The biggest difference between the two programs is that Olex allows fishermen to feed the information they collect into Olex’s huge database, and then access all the rest of the information in that database. Timezero’s key selling point is its versatility. For example, some users connect the software to a WASSP multibeam transducer that can expand the area being mapped and display bottom hardness. While experienced fishermen can start to interpolate bottom hardness from a standard sounder, others find it’s worth it to invest $27,000 in the WASSP.
“The lobstermen use it to find the edges,” says Kramp. “One thing for sure, the guys who are using this are outperforming the ones who aren’t.”
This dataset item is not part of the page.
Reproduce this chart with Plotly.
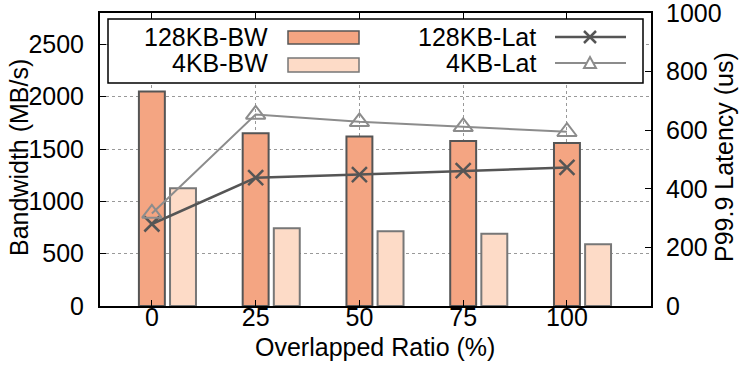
import plotly.graph_objects as go

ratios = ["0", "25", "50", "75", "100"]
bw_128k = [2049, 1651, 1619, 1577, 1558]
bw_4k = [1125, 743, 714, 691, 590]
lat_128k = [280, 438, 449, 462, 473]
lat_4k = [316, 654, 629, 612, 595]

legend_labels = ["128KB-BW", "4KB-BW", "128KB-Lat", "4KB-Lat"]

C128 = "#F4A582"
C4 = "#FDDBC7"
LDARK = "#555555"
LLIGHT = "#8C8C8C"
FONT = "Liberation Sans, Arial, Helvetica, sans-serif"
FS = 25

W, H = 739, 366
L, R, T, B = 100, 88, 13, 60
PW = W - L - R
PH = H - T - B


def px(x):
    return (x - L) / PW


def py(y):
    return (H - B - y) / PH


idx = list(range(len(ratios)))

fig = go.Figure()
fig.add_trace(go.Bar(x=idx, y=bw_128k, width=0.25, offset=-0.125,
                     marker=dict(color=C128, line=dict(color="#555555", width=2)),
                     name=legend_labels[0], showlegend=False))
fig.add_trace(go.Bar(x=idx, y=bw_4k, width=0.25, offset=0.175,
                     marker=dict(color=C4, line=dict(color="#777777", width=2)),
                     name=legend_labels[1], showlegend=False))
fig.add_trace(go.Scatter(x=idx, y=lat_128k, yaxis="y2", mode="lines+markers",
                         line=dict(color=LDARK, width=2.5),
                         marker=dict(symbol="x-thin-open", size=15, line=dict(color=LDARK, width=2.5)),
                         name=legend_labels[2], showlegend=False))
fig.add_trace(go.Scatter(x=idx, y=lat_4k, yaxis="y2", mode="lines+markers",
                         line=dict(color=LLIGHT, width=2),
                         marker=dict(symbol="triangle-up-open", size=17, color=LLIGHT,
                                     line=dict(color=LLIGHT, width=2)),
                         name=legend_labels[3], showlegend=False))

# ---- custom legend, drawn as shapes above the plot ----
def seg(x0, y0, x1, y1, col, w):
    return dict(type="line", xref="paper", yref="paper", x0=px(x0), y0=py(y0), x1=px(x1), y1=py(y1),
                line=dict(color=col, width=w), layer="above")


shapes = [
    dict(type="rect", xref="paper", yref="paper", x0=px(108), x1=px(643), y0=py(83), y1=py(19),
         line=dict(color="black", width=1.5), fillcolor="white", layer="above"),
    dict(type="rect", xref="paper", yref="paper", x0=px(288), x1=px(359), y0=py(44), y1=py(31),
         line=dict(color="#555555", width=1.5), fillcolor=C128, layer="above"),
    dict(type="rect", xref="paper", yref="paper", x0=px(288), x1=px(359), y0=py(72), y1=py(58),
         line=dict(color="#777777", width=1.5), fillcolor=C4, layer="above"),
    seg(555, 37, 626, 37, LDARK, 2.5),
    seg(584, 31, 596, 43, LDARK, 2.5),
    seg(584, 43, 596, 31, LDARK, 2.5),
    seg(555, 63, 626, 63, LLIGHT, 2),
    dict(type="path", xref="paper", yref="paper",
         path="M {} {} L {} {} L {} {} Z".format(px(584), py(68), px(596), py(68), px(590), py(57)),
         line=dict(color=LLIGHT, width=2), fillcolor="white", layer="above"),
]

annotations = []
for lab, xr, yc in [(legend_labels[0], 270, 37), (legend_labels[1], 270, 63),
                    (legend_labels[2], 538, 37), (legend_labels[3], 538, 63)]:
    annotations.append(dict(text=lab, xref="paper", yref="paper", x=px(xr), y=py(yc),
                            xanchor="right", yanchor="middle", showarrow=False,
                            font=dict(family=FONT, size=FS, color="black")))
annotations.append(dict(text="Bandwidth (MB/s)", xref="paper", yref="paper", x=px(19), y=py(158),
                        textangle=-90, xanchor="center", yanchor="middle", showarrow=False,
                        font=dict(family=FONT, size=FS, color="black")))
annotations.append(dict(text="P99.9 Latency (us)", xref="paper", yref="paper", x=px(724), y=py(157),
                        textangle=-90, xanchor="center", yanchor="middle", showarrow=False,
                        font=dict(family=FONT, size=FS, color="black")))
annotations.append(dict(text="Overlapped Ratio (%)", xref="paper", yref="paper", x=px(375), y=py(347),
                        xanchor="center", yanchor="middle", showarrow=False,
                        font=dict(family=FONT, size=FS, color="black")))

fig.update_layout(
    width=W, height=H,
    margin=dict(l=L, r=R, t=T, b=B, pad=0, autoexpand=False),
    paper_bgcolor="white", plot_bgcolor="white",
    barmode="overlay",
    font=dict(family=FONT, size=FS, color="black"),
    shapes=shapes,
    annotations=annotations,
    xaxis=dict(range=[-0.5, 4.81], tickvals=idx, ticktext=ratios, automargin=False,
               showline=True, linecolor="black", linewidth=2, mirror="ticks",
               ticks="inside", ticklen=6, tickcolor="black", ticklabelstandoff=-12,
               showgrid=True, gridcolor="#999999", griddash="dot", gridwidth=1,
               zeroline=False),
    yaxis=dict(range=[0, 2800], tickvals=[0, 500, 1000, 1500, 2000, 2500], automargin=False,
               showline=True, linecolor="black", linewidth=2,
               ticks="inside", ticklen=6, tickcolor="black", ticklabelstandoff=9,
               showgrid=True, gridcolor="#999999", griddash="dot", gridwidth=1,
               zeroline=False),
    yaxis2=dict(range=[0, 1000.5], tickvals=[0, 200, 400, 600, 800, 1000], overlaying="y", side="right",
                automargin=False,
                showline=True, linecolor="black", linewidth=2,
                ticks="inside", ticklen=6, tickcolor="black", ticklabelstandoff=8,
                ticklabeloverflow="allow",
                showgrid=False, zeroline=False),
)

fig.write_html("out.html")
Setting up either of the basic programs is pretty simple, according to Kramp. “Basically, I just load the software and connect the interfaces,” he says. “Mostly I sell the Nobeltec Timezero. I can set up a system with an 8-inch transducer for under $2,000.” Kramp notes that Nobeltec works best with Furuno equipment, and that the two companies are part of the same business family. “They sell more Olex in Canada,” says Kramp.